▸ **AIM**: Can you set down, exactly as they appear below, the lines from the opening of the material through the one bearing "nan = np.nan", minus the pictures?

▸ **SUPPLIED DATA**:
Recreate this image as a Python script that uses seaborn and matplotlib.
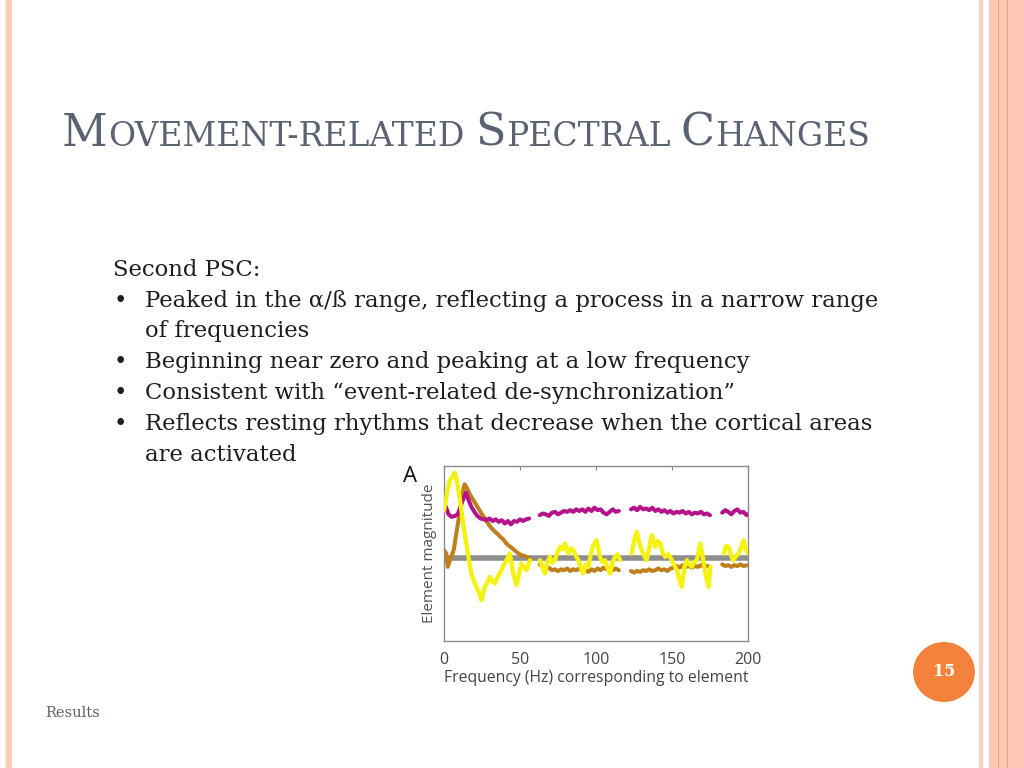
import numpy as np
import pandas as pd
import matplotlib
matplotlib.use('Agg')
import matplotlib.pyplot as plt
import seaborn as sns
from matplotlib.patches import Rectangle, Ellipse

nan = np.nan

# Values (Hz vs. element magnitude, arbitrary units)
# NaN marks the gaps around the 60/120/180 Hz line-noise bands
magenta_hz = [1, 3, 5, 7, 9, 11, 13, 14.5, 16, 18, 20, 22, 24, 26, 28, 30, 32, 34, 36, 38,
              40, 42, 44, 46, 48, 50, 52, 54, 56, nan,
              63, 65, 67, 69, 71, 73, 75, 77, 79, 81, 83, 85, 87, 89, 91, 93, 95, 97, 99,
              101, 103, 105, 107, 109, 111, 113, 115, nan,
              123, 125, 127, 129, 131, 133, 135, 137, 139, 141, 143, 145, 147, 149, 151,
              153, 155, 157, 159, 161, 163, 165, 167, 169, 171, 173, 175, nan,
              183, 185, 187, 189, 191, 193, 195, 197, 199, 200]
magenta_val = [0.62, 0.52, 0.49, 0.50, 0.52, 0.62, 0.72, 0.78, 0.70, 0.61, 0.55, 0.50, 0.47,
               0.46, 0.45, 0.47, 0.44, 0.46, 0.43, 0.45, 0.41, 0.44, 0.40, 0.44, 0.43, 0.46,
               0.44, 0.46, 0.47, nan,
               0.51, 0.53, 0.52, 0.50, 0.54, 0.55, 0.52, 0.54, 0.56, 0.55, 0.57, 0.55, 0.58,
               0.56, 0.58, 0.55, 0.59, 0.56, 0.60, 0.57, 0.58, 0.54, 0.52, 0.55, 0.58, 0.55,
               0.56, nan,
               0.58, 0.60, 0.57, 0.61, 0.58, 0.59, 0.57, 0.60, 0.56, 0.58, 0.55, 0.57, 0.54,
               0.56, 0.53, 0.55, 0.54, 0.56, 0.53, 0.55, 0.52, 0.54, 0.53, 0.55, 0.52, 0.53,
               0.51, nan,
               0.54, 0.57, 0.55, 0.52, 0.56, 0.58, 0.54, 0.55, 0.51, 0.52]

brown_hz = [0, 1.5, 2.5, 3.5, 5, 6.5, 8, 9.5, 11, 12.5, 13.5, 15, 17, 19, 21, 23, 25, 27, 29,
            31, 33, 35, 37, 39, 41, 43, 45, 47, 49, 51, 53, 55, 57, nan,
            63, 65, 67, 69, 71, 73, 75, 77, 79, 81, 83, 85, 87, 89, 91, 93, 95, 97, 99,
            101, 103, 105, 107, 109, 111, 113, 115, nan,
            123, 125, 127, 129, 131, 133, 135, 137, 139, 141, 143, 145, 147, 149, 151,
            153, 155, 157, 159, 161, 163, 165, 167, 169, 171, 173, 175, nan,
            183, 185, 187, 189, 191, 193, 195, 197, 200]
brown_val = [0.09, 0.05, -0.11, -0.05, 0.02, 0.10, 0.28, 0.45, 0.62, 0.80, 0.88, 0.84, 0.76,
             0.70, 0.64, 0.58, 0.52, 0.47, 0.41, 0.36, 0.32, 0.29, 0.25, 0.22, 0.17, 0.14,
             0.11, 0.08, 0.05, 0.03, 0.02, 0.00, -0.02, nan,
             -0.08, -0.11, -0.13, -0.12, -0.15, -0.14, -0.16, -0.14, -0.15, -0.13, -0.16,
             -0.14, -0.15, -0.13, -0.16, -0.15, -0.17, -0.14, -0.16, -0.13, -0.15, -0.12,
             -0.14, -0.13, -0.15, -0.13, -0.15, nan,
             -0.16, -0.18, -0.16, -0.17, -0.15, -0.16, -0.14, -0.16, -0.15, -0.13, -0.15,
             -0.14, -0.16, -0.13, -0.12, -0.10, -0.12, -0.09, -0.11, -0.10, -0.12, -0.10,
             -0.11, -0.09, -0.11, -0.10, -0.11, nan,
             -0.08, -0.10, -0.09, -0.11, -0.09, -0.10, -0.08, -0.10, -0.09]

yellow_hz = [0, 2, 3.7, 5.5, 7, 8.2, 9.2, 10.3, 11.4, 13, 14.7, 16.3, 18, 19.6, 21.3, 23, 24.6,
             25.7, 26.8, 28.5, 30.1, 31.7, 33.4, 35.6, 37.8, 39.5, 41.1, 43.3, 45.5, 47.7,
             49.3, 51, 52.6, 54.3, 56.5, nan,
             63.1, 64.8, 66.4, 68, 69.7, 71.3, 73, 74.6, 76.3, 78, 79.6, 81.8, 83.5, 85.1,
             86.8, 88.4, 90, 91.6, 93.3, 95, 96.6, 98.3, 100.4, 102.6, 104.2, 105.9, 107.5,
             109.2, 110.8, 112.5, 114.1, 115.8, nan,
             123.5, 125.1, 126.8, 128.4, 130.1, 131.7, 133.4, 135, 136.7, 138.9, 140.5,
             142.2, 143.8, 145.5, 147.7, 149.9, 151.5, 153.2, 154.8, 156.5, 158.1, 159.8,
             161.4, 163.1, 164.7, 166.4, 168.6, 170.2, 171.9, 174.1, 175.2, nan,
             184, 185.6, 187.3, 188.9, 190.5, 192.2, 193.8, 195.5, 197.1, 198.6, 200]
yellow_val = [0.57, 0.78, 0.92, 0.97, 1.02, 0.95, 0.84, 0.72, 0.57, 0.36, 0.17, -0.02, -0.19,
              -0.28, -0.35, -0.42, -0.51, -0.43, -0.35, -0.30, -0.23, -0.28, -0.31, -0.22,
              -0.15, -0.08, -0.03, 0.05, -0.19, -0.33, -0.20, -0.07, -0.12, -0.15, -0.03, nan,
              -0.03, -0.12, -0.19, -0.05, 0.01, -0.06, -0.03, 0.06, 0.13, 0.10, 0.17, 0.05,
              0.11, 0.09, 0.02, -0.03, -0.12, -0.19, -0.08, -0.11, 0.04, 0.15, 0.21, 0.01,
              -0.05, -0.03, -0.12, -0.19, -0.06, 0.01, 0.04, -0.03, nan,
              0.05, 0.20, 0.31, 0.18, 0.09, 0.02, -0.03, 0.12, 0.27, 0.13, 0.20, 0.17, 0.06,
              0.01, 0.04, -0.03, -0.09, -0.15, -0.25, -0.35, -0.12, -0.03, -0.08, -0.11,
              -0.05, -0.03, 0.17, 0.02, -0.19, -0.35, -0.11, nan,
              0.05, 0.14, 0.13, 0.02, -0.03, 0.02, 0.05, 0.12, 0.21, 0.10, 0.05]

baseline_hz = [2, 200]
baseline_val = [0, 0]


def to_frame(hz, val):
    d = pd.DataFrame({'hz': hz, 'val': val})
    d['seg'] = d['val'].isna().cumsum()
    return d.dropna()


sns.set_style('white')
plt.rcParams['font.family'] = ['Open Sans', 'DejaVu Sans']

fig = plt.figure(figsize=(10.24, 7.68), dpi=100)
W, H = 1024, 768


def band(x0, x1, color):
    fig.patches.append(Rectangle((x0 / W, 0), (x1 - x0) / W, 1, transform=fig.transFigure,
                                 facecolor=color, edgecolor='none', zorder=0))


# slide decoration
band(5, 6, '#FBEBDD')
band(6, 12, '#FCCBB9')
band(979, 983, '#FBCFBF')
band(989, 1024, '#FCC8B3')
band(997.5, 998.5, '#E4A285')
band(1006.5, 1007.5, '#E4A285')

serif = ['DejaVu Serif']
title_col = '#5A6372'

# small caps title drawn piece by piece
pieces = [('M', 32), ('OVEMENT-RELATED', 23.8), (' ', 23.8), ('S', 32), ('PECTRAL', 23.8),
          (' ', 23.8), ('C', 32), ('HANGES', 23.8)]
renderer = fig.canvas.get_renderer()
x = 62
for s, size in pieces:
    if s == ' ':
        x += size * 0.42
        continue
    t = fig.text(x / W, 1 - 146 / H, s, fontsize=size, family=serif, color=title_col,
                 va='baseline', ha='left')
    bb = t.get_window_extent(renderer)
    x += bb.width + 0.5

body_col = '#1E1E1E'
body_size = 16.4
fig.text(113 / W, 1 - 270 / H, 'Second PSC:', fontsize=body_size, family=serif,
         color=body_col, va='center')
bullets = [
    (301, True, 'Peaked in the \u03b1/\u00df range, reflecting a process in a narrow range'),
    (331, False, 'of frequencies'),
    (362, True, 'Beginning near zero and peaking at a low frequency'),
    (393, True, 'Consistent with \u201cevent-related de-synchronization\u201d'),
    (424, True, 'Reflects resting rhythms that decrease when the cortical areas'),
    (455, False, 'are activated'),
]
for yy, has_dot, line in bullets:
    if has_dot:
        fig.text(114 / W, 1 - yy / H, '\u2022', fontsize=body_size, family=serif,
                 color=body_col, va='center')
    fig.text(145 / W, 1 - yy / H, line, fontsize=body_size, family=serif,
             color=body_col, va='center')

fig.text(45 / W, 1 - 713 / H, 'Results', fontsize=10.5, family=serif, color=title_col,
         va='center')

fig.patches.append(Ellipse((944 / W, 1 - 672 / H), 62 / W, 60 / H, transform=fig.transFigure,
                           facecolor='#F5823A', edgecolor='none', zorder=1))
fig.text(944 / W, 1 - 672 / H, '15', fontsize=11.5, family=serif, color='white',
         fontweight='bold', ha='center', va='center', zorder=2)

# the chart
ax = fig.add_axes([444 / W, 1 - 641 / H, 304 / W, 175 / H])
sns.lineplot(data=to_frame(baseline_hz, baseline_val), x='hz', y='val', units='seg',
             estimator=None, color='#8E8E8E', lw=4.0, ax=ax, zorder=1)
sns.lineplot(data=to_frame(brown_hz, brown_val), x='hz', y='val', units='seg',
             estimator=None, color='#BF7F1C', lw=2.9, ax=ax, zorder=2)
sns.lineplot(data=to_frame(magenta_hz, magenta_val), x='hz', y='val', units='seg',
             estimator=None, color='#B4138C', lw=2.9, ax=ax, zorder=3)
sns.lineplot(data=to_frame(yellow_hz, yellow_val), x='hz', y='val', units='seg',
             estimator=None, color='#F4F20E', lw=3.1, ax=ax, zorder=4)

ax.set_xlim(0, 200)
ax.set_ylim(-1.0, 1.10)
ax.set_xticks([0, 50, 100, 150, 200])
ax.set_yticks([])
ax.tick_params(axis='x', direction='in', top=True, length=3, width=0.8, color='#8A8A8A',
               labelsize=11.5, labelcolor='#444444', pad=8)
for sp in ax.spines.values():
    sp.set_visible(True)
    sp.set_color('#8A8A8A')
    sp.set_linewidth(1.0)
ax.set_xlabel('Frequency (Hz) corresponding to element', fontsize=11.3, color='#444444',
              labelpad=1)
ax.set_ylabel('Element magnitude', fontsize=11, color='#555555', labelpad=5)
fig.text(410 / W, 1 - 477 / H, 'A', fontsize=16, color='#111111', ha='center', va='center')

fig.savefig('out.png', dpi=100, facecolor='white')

▸ **CORRECT OUTPUT**:
Recreate this image as a Python script that uses seaborn and matplotlib.
import numpy as np
import pandas as pd
import matplotlib
matplotlib.use('Agg')
import matplotlib.pyplot as plt
import seaborn as sns
from matplotlib.patches import Rectangle, Ellipse

nan = np.nan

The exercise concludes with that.